Il prossimo 29 settembre, Riccardo Cocciante celebrerà con un concerto all’Arena di Verona mezzo secolo dall’uscita di Anima, disco che racchiude pezzi storici della musica italiana, come Bella senz’anima e Quando finisce un amore. In un’intervista a Vanity Fair il cantante parla della sua carriera e della faticosa ascesa al successo: “Mi vedevo bruttissimo e ne soffrivo”.
Fare il cantante? Non ho il fisico
“Nel mio piccolo ho subito discriminazione anche io perché ero troppo basso e non avevo il fisico del cantante. Ho sempre avuto grandi complessi di inferiorità, mi vedevo bruttissimo e ne soffrivo. Ero introverso per questo motivo, perché non ero omologato, ero convinto che non avrei potuto fare niente nella musica”. Così si racconta Riccardo Cocciante, prima di raggiungere il successo con Anima. “Dopo aver fatto due dischi di sperimentazione, ho registrato ‘Anima’ ed è stato bocciato dalla casa discografica. Ero un po’ disperato. Poi mi invitano a fare un concerto in un piccolo teatro con Antonello Venditti e Francesco De Gregori. Non avevo niente da perdere: loro erano già grandi, io non avevo niente. Così faccio questo concerto che fu una rivelazione: oltre a capire il mondo nuovo che si apriva con Francesco e Antonello, capirono anche me”.

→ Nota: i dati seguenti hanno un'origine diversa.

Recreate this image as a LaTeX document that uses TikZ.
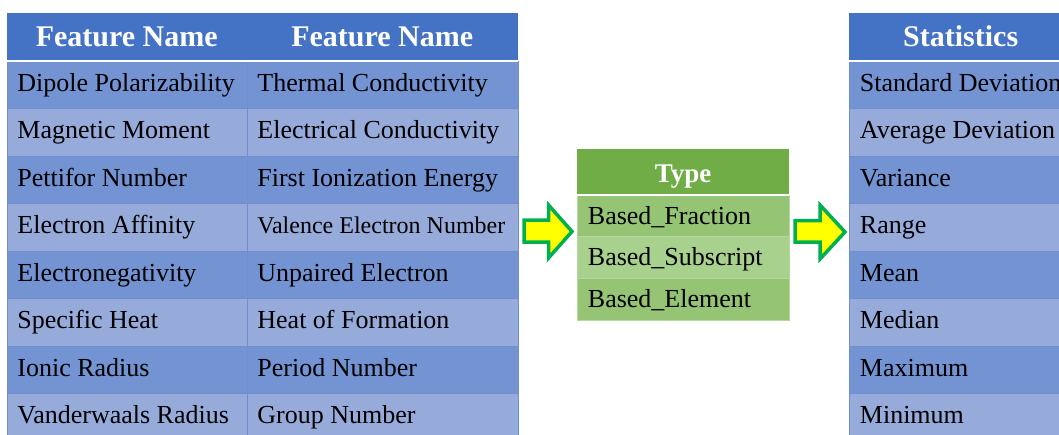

Le differenze con il presente
Riccardo Cocciante ha poi voluto sottolineare come le cose oggi forse sarebbero state diverse per lui. “Oggi c’è troppa attenzione al look. Io sto attento, ma non fai cose strambe solo perché vai sul palco. Vai sul palco, perché sei tu. Ci vai, perché hai una cosa da dire, non solo per far vedere la faccia o le gambe”. Poi precisa: “I cantanti di oggi non li butto via tutti, però dovrebbero essere guidati in maniera diversa. Prima bisogna capire chi sei e poi farsi guidare. A volte i giovani artisti non fanno quello che vorrebbero, perché sono guidati da persone che li portano a diventare un prodotto commerciabile”.